Yeah, first thing I always do is find the average stack. It doesn't mean you have to have that stack, but it helps to know when you're way over (sit out) and way under - need to make a move. Also helps to know if others are sitting out... if the blinds next to you are pretty much playing nothing but AA, you can usually bet a small amount and pad your stack, just in case the bubble takes forever. And even if the blinds are getting stupidly huge.. if you're average, there are probably plenty of shortys that are desperate. They'll be gone way before you will..

Bayne_S said...

As a roach I feel I am qualified to weigh in on this subject.

For evidence I point to ( where Don accidentally captured me just missing a seat when he was final bubble.

I think looking at average stack is meaningless, there are always a few players that have garnered monster stacks and as they keep pounding on people average gets skewed higher than median stack.

I try to focus on whether I am currently in position to win a seat or not and my standing at my table.

I prefer to have a large enough stack at table to get largest stack under the current gets a seat position if he loses all in confrontation.

If big stack can lose and still be 2x seat stack I try not to tangle with him at all but I still have never folded KK or AA pre.
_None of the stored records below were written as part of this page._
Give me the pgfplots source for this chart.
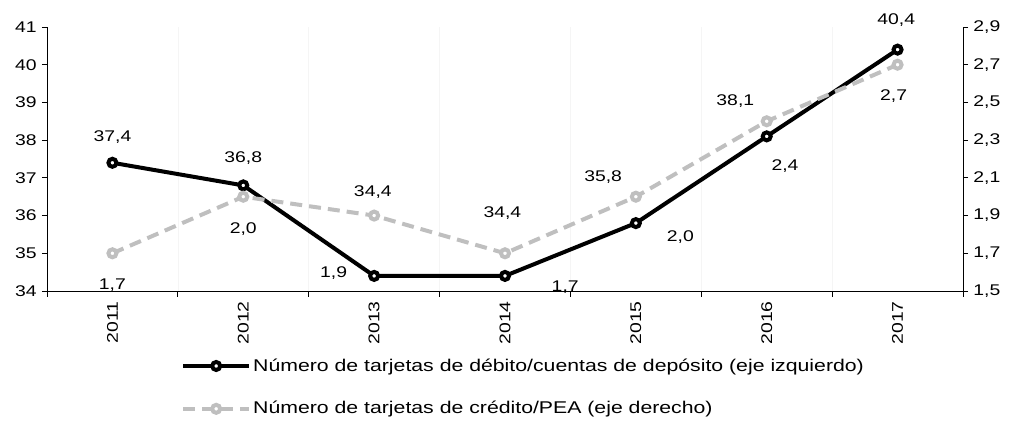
\documentclass[border=0pt]{standalone}
\usepackage{fontspec}
\setmainfont{Liberation Sans}[FakeStretch=1.25]
\usepackage{pgfplots}
\usepackage{pgfplotstable}
\pgfplotsset{compat=1.18}

\definecolor{gris}{RGB}{191,191,191}

% x: 1 = 2011 ... 7 = 2017
\pgfplotstableread{
x deb cred
1 37.4 1.7
2 36.8 2.0
3 34.4 1.9
4 34.4 1.7
5 35.8 2.0
6 38.1 2.4
7 40.4 2.7
}\datos

\pgfplotsset{
  every axis/.append style={
    scale only axis, width=916pt, height=264pt,
    xmin=0.5, xmax=7.5, clip=false,
    /pgf/number format/assume math mode=true,
    /pgf/number format/use comma,
    tick align=outside,
    major tick length=5pt,
    tick style={black, line width=0.8pt},
  },
}

\begin{document}
\fontsize{15.5}{18}\selectfont
\begin{tikzpicture}
\path[use as bounding box] (-47pt,-147pt) rectangle (963pt,291pt);
\begin{axis}[
    axis y line*=left, axis x line*=bottom,
    axis line style={line width=0.8pt},
    ymin=34, ymax=41, ytick={34,35,...,41},
    xtick={1,...,7},
    xticklabels={2011,2012,2013,2014,2015,2016,2017},
    x tick label style={rotate=90, anchor=east},
    major x tick style={draw=none},
    minor xtick={0.5,1.5,...,7.5},
    minor tick length=6pt,
    minor x tick style={black, line width=0.8pt},
    xminorgrids=true,
    minor x grid style={black!4, line width=0.5pt},
]
\addplot[black, line width=4pt, mark=*, mark size=4pt,
    mark options={fill=white, line width=4pt}]
    table[x=x, y=deb] {\datos};
% etiquetas serie izquierda
\node at (1,38.08) {37,4};
\node at (2,37.53) {36,8};
\node at (2.99,36.63) {34,4};
\node at (3.98,36.07) {34,4};
\node at (4.75,37.02) {35,8};
\node at (5.76,39.04) {38,1};
\node at (6.99,41.19) {40,4};
% etiquetas serie derecha
\node at (1,34.16) {1,7};
\node at (2,35.64) {2,0};
\node at (2.69,34.48) {1,9};
\node at (4.46,34.10) {1,7};
\node at (5.34,35.43) {2,0};
\node at (6.14,37.31) {2,4};
\node at (6.97,39.17) {2,7};
\end{axis}
\begin{axis}[
    axis y line*=right, axis x line=none,
    axis line style={line width=0.8pt},
    ymin=1.5, ymax=2.9, ytick={1.5,1.7,...,2.9},
    yticklabel style={/pgf/number format/.cd, fixed, fixed zerofill, precision=1, use comma},
    legend style={at={(0.143,-0.24)}, anchor=north west, draw=none, fill=none,
        row sep=24pt, font=\fontsize{17}{20}\selectfont},
    legend cell align=left,
    legend image code/.code={\draw[mark repeat=2, mark phase=2, #1]
        plot coordinates {(0pt,0pt) (33pt,0pt) (66pt,0pt)};},
]
\addlegendimage{black, line width=4pt, mark=*, mark size=4pt,
    mark options={fill=white, line width=4pt}}
\addlegendentry{Número de tarjetas de débito/cuentas de depósito (eje izquierdo)}
\addplot[gris, line width=4pt, dash pattern=on 12pt off 7pt, mark=*, mark size=4pt,
    mark options={fill=white, line width=4pt, solid}]
    table[x=x, y=cred] {\datos};
\addlegendentry{Número de tarjetas de crédito/PEA (eje derecho)}
\end{axis}
\end{tikzpicture}
\end{document}
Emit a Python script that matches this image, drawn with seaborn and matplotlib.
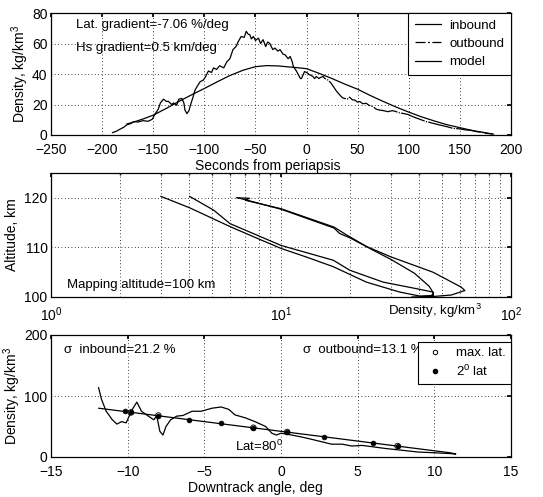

columbo (at eifco dot org) said...

Thanks for the thoughts.

BLAARGH! said...

hey Bayne... the problem with looking at only your own table is that you often get moved, and inevitably, you get moved between the 2 biggest stacks in the tourney, who are moving all in on every single hand. I just use average as a barometer, if I'm over it, I can breathe, and if I'm too far under, I have to pick my spots to gamble. And I want to do it early when I still have some leverage and folks don't know that they're already in trouble, rather than late when I'm down to 2bb and will get called by 16 people.

But who am I to argue with a roach?

columbo (at eifco dot org) said...

I use average stack to determine my AK strategy. If the average stack has an M or 20 or less and I am less than average and there is an ante, chances are that my money goes in pre-flop. Otherwise, I want to see a flop.